Forum Discussion
Azure Document Intelligence and Content Understanding
hi rlxnw84 You’re definitely not alone here, once you get beyond a handful of fixed templates, this problem becomes more about architecture than any single AI service.
With ~150 Excel and ~80 PDF layouts (and more coming), I’d be very cautious about going down a pure “one custom model per template” path. It can work at small scale, but matching new uploads to the right model and maintaining all of them quickly becomes painful.
What I’ve seen work better in practice is a classification-first pipeline:
1.Ingest the file (ADLS Gen2, basic metadata, source info).
2.Classify the document before extraction:
Use Azure Document Intelligence (Layout / General Document) or Content Understanding to pull structural signals (tables, headers, key phrases).
Optionally add similarity scoring (text + layout embeddings) to decide which type of document this is, not which exact template.
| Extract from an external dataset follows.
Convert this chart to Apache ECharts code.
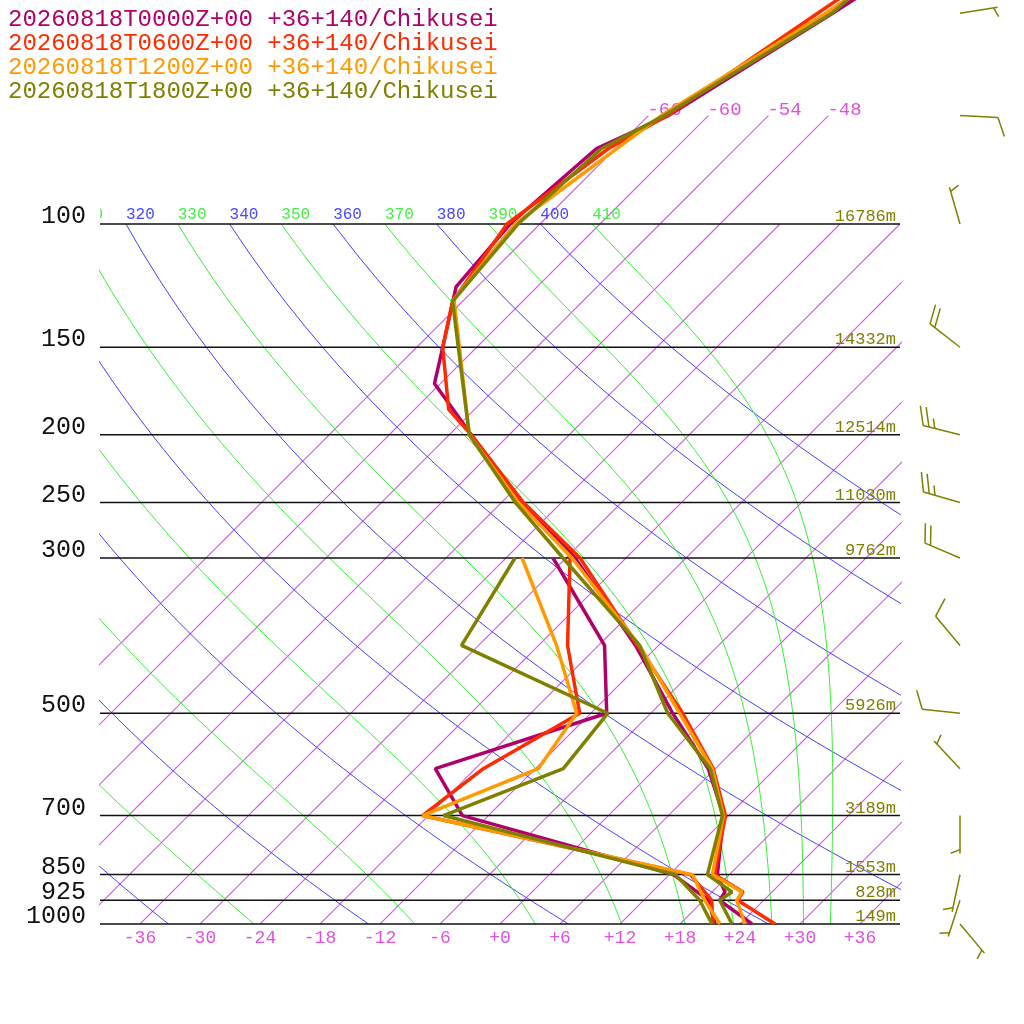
<!DOCTYPE html>
<html>
<head>
<meta charset="utf-8">
<title>Skew-T Chikusei</title>
<script src="https://cdn.jsdelivr.net/npm/echarts@6/dist/echarts.min.js"></script>
<style>
html, body { margin: 0; padding: 0; background: #fff; }
#chart { width: 1024px; height: 1024px; }
</style>
</head>
<body>
<div id="chart"></div>
<script>
// runs shown in the legend
var runNames = [
	'20260818T0000Z+00 +36+140/Chikusei',
	'20260818T0600Z+00 +36+140/Chikusei',
	'20260818T1200Z+00 +36+140/Chikusei',
	'20260818T1800Z+00 +36+140/Chikusei'
];
var runColors = ['#b0006b', '#ff2a00', '#ff9a00', '#808000'];

// temperature profiles (hPa / degC)
var t00P = [1000, 925, 900, 850, 700, 600, 500, 400, 300, 250, 200, 169, 150, 123, 100, 78, 70, 50, 30];
var t00T = [25.2, 19.6, 19.3, 16.8, 11.5, 5.3, -3.8, -14.3, -29.1, -39.9, -51.8, -60.6, -63.4, -68.1, -69.0, -67.9, -64.0, -57.8, -49.4];
var t06P = [1000, 925, 900, 850, 700, 600, 500, 400, 300, 250, 200, 184, 150, 129, 100, 78, 70, 50, 30];
var t06T = [27.5, 21.4, 21.1, 16.5, 11.7, 5.8, -2.8, -14.1, -28.6, -39.8, -51.8, -56.6, -63.4, -67.0, -69.3, -66.7, -64.1, -59.3, -52.2];
var t12P = [1000, 925, 900, 850, 700, 600, 500, 400, 300, 250, 200, 128, 100, 70, 50, 30];
var t12T = [24.5, 21.3, 21.0, 16.3, 11.5, 5.7, -3.1, -13.9, -29.4, -40.3, -52.0, -67.1, -68.5, -64.7, -58.5, -51.4];
var t18P = [1000, 925, 900, 850, 700, 600, 500, 400, 300, 250, 200, 129, 100, 78, 70, 50, 30];
var t18T = [23.2, 19.6, 20.0, 15.8, 11.4, 5.5, -4.3, -13.9, -30.3, -40.6, -52.0, -67.0, -68.2, -67.4, -64.4, -57.9, -55.3];

// dew point profiles (hPa / degC)
var dewP = [1000, 925, 850, 700, 600, 500, 400, 300];
var d00T = [21.5, 18.5, 12.4, -14.6, -22.0, -10.4, -17.4, -31.3];
var d06T = [21.3, 18.8, 14.1, -18.6, -17.2, -13.1, -21.1, -29.6];
var d12T = [22.0, 18.1, 14.3, -18.6, -11.7, -13.4, -22.2, -34.4];
var d18T = [21.2, 17.6, 12.6, -16.5, -9.2, -10.3, -31.7, -35.1];

// wind barbs (1800Z run): direction deg, speed kt
var windP = [1000, 925, 850, 700, 600, 500, 400, 300, 250, 200, 150, 100, 70, 50];
var windDir = [140, 198, 192, 180, 317, 276, 320, 293, 286, 284, 308, 344, 93, 81];
var windSpd = [5, 5, 5, 5, 5, 10, 10, 20, 25, 25, 20, 5, 10, 5];

// isobars and their heights
var isobarP = [100, 150, 200, 250, 300, 500, 700, 850, 925, 1000];
var isobarHgt = ['16786m', '14332m', '12514m', '11030m', '9762m', '5926m', '3189m', '1553m', '828m', '149m'];

// diagram background lines
var isothermT = [-66, -60, -54, -48, -42, -36, -30, -24, -18, -12, -6, 0, 6, 12, 18, 24, 30, 36];
var dryTheta = [240, 260, 280, 300, 320, 340, 360, 380, 400];
var moistTheta = [250, 270, 290, 310, 330, 350, 370, 390, 410];
var tempTicks = [-36, -30, -24, -18, -12, -6, 0, 6, 12, 18, 24, 30, 36];

var KAPPA = 0.2857;
var P_TOP = 1000 * Math.exp(-924 / 304);
var MONO = 'Liberation Mono';

// 45 degree skew: 304px per ln(p), 10px per degree
function skew(p) {
	return 30.4 * Math.log(1000 / p);
}
function pt(t, p) {
	return [t + skew(p), p];
}
function profile(ps, ts) {
	var out = [];
	for (var i = 0; i < ps.length; i++) {
		out.push(pt(ts[i], ps[i]));
	}
	return out;
}

// pseudo-adiabatic lapse rate dT/dp
function dTdp(p, T) {
	var tc = T - 273.15;
	var es = 6.112 * Math.exp(17.67 * tc / (tc + 243.5));
	var rs = 0.622 * es / (p - es);
	var Rd = 287.04, cp = 1005.7, Lv = 2.501e6;
	return (Rd * T + Lv * rs) / (p * (cp + Lv * Lv * rs * 0.622 / (Rd * T * T)));
}
function moistLine(theta) {
	var p = 100, T = theta * Math.pow(0.1, KAPPA), dp = 5, out = [pt(T - 273.15, p)];
	while (p < 1000) {
		var k1 = dTdp(p, T),
			k2 = dTdp(p + dp / 2, T + dp / 2 * k1),
			k3 = dTdp(p + dp / 2, T + dp / 2 * k2),
			k4 = dTdp(p + dp, T + dp * k3);
		T += dp / 6 * (k1 + 2 * k2 + 2 * k3 + k4);
		p += dp;
		out.push(pt(T - 273.15, p));
	}
	return out;
}
function dryLine(theta) {
	var out = [];
	for (var p = 1000; p >= 100; p -= 10) {
		out.push(pt(theta * Math.pow(p / 1000, KAPPA) - 273.15, p));
	}
	return out;
}
// isotherm sampled along its length like the adiabats
function isoLine(t, top) {
	var out = [];
	for (var p = 1000; p > top; p -= 10) {
		out.push(pt(t, p));
	}
	out.push(pt(t, top));
	return out;
}

function thinLine(data, color, w) {
	return {
		type: 'line', data: data, symbol: 'none', silent: true, clip: true,
		lineStyle: { color: color, width: w || 1, opacity: 1 }, itemStyle: { color: color }, z: 1
	};
}

var series = [];

isothermT.forEach(function(t) {
	series.push(thinLine(isoLine(t, t <= -48 ? 70 : 100), '#dc58ee', 1.15));
});
dryTheta.forEach(function(th) {
	series.push(thinLine(dryLine(th), '#4040ff'));
});
moistTheta.forEach(function(th) {
	series.push(thinLine(moistLine(th), '#33ee33'));
});

// isobars with pressure and height labels
series.push({
	type: 'custom', silent: true, clip: false, z: 2,
	data: isobarP.map(function(p) { return [0, p]; }),
	renderItem: function(params, api) {
		var p = api.value(1),
			a = api.coord([-40, p]),
			b = api.coord([40, p]);
		return {
			type: 'group',
			children: [
				{ type: 'line', shape: { x1: a[0], y1: a[1], x2: b[0], y2: b[1] }, style: { stroke: '#111', lineWidth: 1.5 } },
				{ type: 'text', style: { x: a[0] - 14, y: a[1] + 5, text: String(p), align: 'right', verticalAlign: 'bottom',
					fill: '#111', font: '25px ' + MONO } },
				{ type: 'text', style: { x: b[0] - 4, y: a[1] + 1, text: isobarHgt[params.dataIndex], align: 'right', verticalAlign: 'bottom',
					fill: '#808000', font: '17px ' + MONO } }
			]
		};
	}
});

// isotherm labels at the top ends
var isoLabelT = isothermT.filter(function(t) { return t <= -48; });
series.push({
	type: 'custom', silent: true, clip: true, z: 2,
	data: isoLabelT.map(function(t) { return pt(t, 70); }),
	renderItem: function(params, api) {
		var c = api.coord([api.value(0), api.value(1)]);
		return { type: 'text', style: { x: c[0] - 1, y: c[1] + 4, text: String(isoLabelT[params.dataIndex]),
			align: 'left', verticalAlign: 'bottom', fill: '#e050e0', font: '19px ' + MONO } };
	}
});

// adiabat labels along 100 hPa
var thetaLabels = dryTheta.map(function(th) { return { th: th, color: '#4848ff' }; })
	.concat(moistTheta.map(function(th) { return { th: th, color: '#44ee44' }; }));
series.push({
	type: 'custom', silent: true, clip: true, z: 2,
	data: thetaLabels.map(function(d) { return pt(d.th * Math.pow(0.1, KAPPA) - 273.15, 100); }),
	renderItem: function(params, api) {
		var c = api.coord([api.value(0), api.value(1)]),
			d = thetaLabels[params.dataIndex];
		return { type: 'text', style: { x: c[0], y: c[1] - 1, text: String(d.th),
			align: 'left', verticalAlign: 'bottom', fill: d.color, font: '16px ' + MONO } };
	}
});

// soundings
var tempSets = [[t00P, t00T], [t06P, t06T], [t12P, t12T], [t18P, t18T]];
var dewSets = [d00T, d06T, d12T, d18T];
for (var i = 0; i < 4; i++) {
	series.push({
		name: runNames[i], type: 'line', symbol: 'none', clip: true, z: 5,
		data: profile(tempSets[i][0], tempSets[i][1]),
		lineStyle: { color: runColors[i], width: 3.5 }, itemStyle: { color: runColors[i] }
	});
	series.push({
		name: runNames[i], type: 'line', symbol: 'none', clip: true, z: 5,
		data: profile(dewP, dewSets[i]),
		lineStyle: { color: runColors[i], width: 3.5 }, itemStyle: { color: runColors[i] }
	});
}

// wind barbs, column to the right of the plot
function barb(cx, cy, dir, spd, color) {
	var L = 38, r = dir * Math.PI / 180,
		ux = Math.sin(r), uy = -Math.cos(r),
		tx = cx + L * ux, ty = cy + L * uy,
		a = 68 * Math.PI / 180,
		fx = ux * Math.cos(a) - uy * Math.sin(a),
		fy = ux * Math.sin(a) + uy * Math.cos(a),
		st = { stroke: color, lineWidth: 1.5 },
		kids = [{ type: 'line', shape: { x1: cx, y1: cy, x2: tx, y2: ty }, style: st }],
		full = Math.floor(spd / 10),
		half = Math.round((spd - full * 10) / 5),
		pos = 0;
	for (var k = 0; k < full; k++) {
		var bx = tx - pos * ux, by = ty - pos * uy;
		kids.push({ type: 'line', shape: { x1: bx, y1: by, x2: bx + 20 * fx, y2: by + 20 * fy }, style: st });
		pos += 6;
	}
	if (half) {
		if (pos === 0) pos = 4;
		var hx = tx - pos * ux, hy = ty - pos * uy;
		kids.push({ type: 'line', shape: { x1: hx, y1: hy, x2: hx + 10 * fx, y2: hy + 10 * fy }, style: st });
	}
	return kids;
}
series.push({
	type: 'custom', silent: true, clip: false, z: 6,
	data: windP.map(function(p, j) { return [46, p, windDir[j], windSpd[j]]; }),
	renderItem: function(params, api) {
		var c = api.coord([api.value(0), api.value(1)]);
		return { type: 'group', children: barb(c[0], c[1], api.value(2), api.value(3), '#808000') };
	}
});

var chart = echarts.init(document.getElementById('chart'), null, { renderer: 'canvas' });
chart.setOption({
	backgroundColor: '#fff',
	animation: false,
	legend: {
		orient: 'vertical', left: -3, top: 3, itemGap: 0,
		itemWidth: 0, itemHeight: 0, selectedMode: false,
		textStyle: { fontFamily: MONO, fontSize: 24, lineHeight: 24 },
		data: runNames.map(function(n, i) {
			return { name: n, textStyle: { color: runColors[i] } };
		})
	},
	grid: { left: 100, right: 124, top: 0, bottom: 100, containLabel: false },
	xAxis: {
		type: 'value', min: -40, max: 40,
		axisLine: { show: false }, axisTick: { show: false }, splitLine: { show: false },
		axisLabel: {
			customValues: tempTicks, margin: 5,
			color: '#e050e0', fontFamily: MONO, fontSize: 18,
			formatter: function(v) { return v >= 0 ? '+' + v : String(v); }
		}
	},
	yAxis: {
		type: 'log', logBase: 10, min: P_TOP, max: 1000, inverse: true,
		axisLine: { show: false }, axisTick: { show: false },
		axisLabel: { show: false }, splitLine: { show: false }
	},
	series: series
});
</script>
</body>
</html>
3.Extract using a hybrid approach:
General DI models for most PDFs.
Native Excel parsing for XLSX where possible.
Custom DI models only for high-value, relatively stable layouts.
4.Normalize in Databricks:
Map everything into a canonical schema.
Capture confidence, model used, and document class for traceability.
5.Have a fallback + human loop:
If confidence is low or the format doesn’t match anything known, flag it as a “new format”.
Use those cases to refine classification or decide if a new model is actually worth creating.
This way, new or drifting layouts don’t break the pipeline, they just go through a slower path until you decide how to handle them long term.
So yes, Azure Document Intelligence is a good fit, but usually as part of a broader pipeline rather than the only answer. The real win tends to come from combining DI + light classification + Databricks-side logic, instead of trying to perfectly model every template upfront.
Would be interested to hear if others have found good ways to manage template drift at this scale ,that’s usually the hardest part.